Thing have been volatile for a long time, but the music industry is now officially in chaos. The ice age has arrived. The sun has zoomed in. Engines have stopped running. The industry is drowning, and now the major labels that snapped up prime real estate by the river are paying the price.
The latest casualty of the industry’s prolonged decline is the reliable CD release date. The days when anticipated albums came out on a set day are long over. Last week, in an effort to curb leaks—amazingly, six years after The Eminem Show debacle, the industry still hasn’t devised a solution for leaks, a telling sign of why its suffering so much—The Raconteurs announced that they planned to release a new, out-of-nowhere album this Tuesday. Even with such a modest goal—prevent an album from leaking to the Internet for just seven days—the band failed: iTunes accidentally put the album up for sale, and within hours it was available on file-sharing networks. Whoops.
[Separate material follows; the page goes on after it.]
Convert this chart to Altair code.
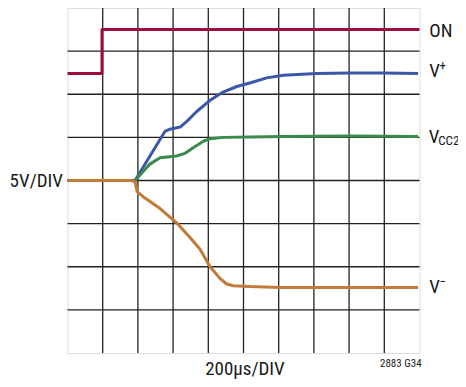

Responding to their own leak problems, Gnarls Barkley, meanwhile, moved up their new album’s release several weeks, announcing last week that it would be on sale online immediately, and on sale in stores whenever it happened to arrive in stores. Sloppy.
So, to sum up: Starting tomorrow, two important bands will have albums on sale, but many consumers will be completely unaware. If major labels are trying to copy the stealth-release marketing plan of Radiohead and Nine Inch Nails’ online albums, they’ve missed the point horribly.